Que s’il intervient un instrument de travail, qu’en résulte-t-il ? que l’utilité est plus facilement recueillie. Aussi le service a-t-il moins de valeur. Nous payons certainement moins cher les livres depuis l’invention de l’imprimerie. Phénomène admirable et trop méconnu ! Vous dites que les instruments de travail produisent de la Valeur ; vous vous trompez, c’est de l’Utilité et de l’Utilité gratuite qu’il faut dire. Quant à de la Valeur, ils en produisent si peu, qu’ils l’anéantissent de plus en plus.

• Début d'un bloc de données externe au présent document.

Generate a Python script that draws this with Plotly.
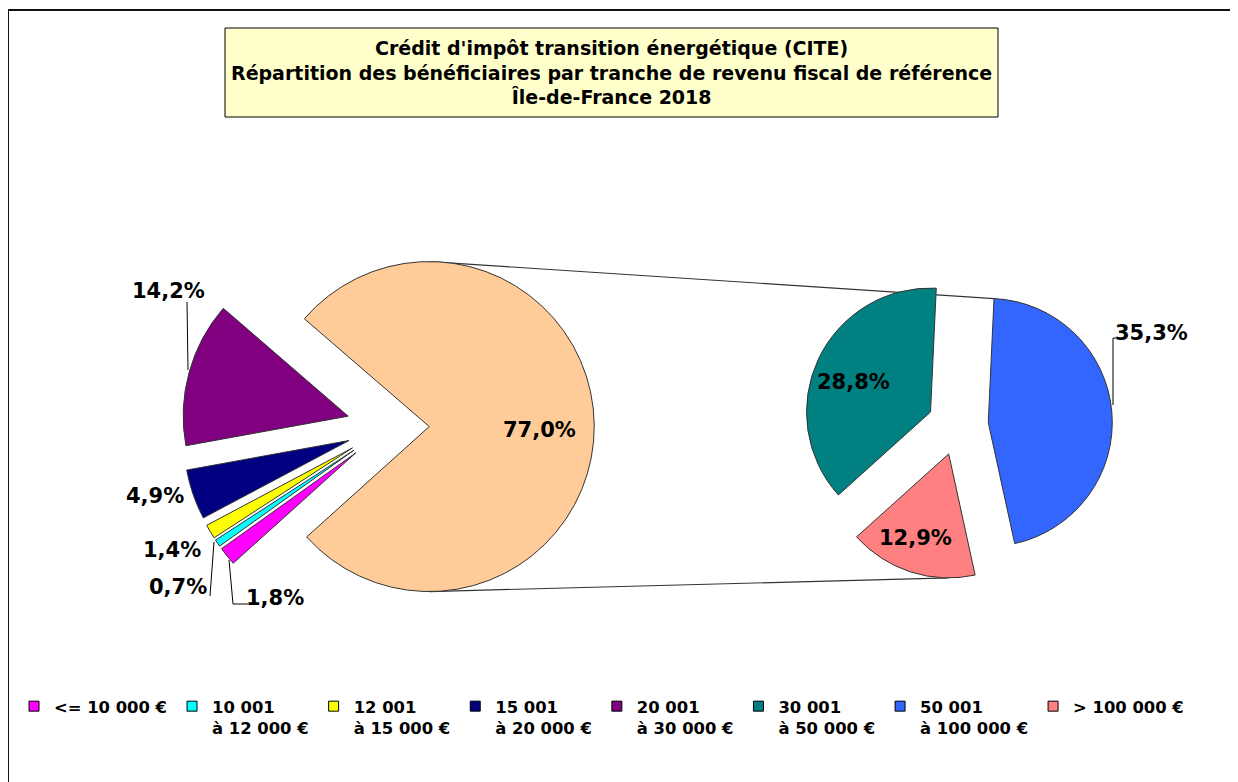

Il est vrai que celui qui a fait la machine a rendu service. Il reçoit une rémunération dont s’augmente la valeur du produit. C’est pourquoi nous sommes disposés à nous figurer que nous rétribuons l’utilité produite par la machine : c’est une illusion. Ce que nous rétribuons, ce sont les services que nous rendent tous ceux qui ont concouru à la faire confectionner ou fonctionner. La valeur est si peu dans l’utilité produite, que, même après avoir rétribué ces nouveaux services, l’utilité nous est acquise à de meilleures conditions qu’avant.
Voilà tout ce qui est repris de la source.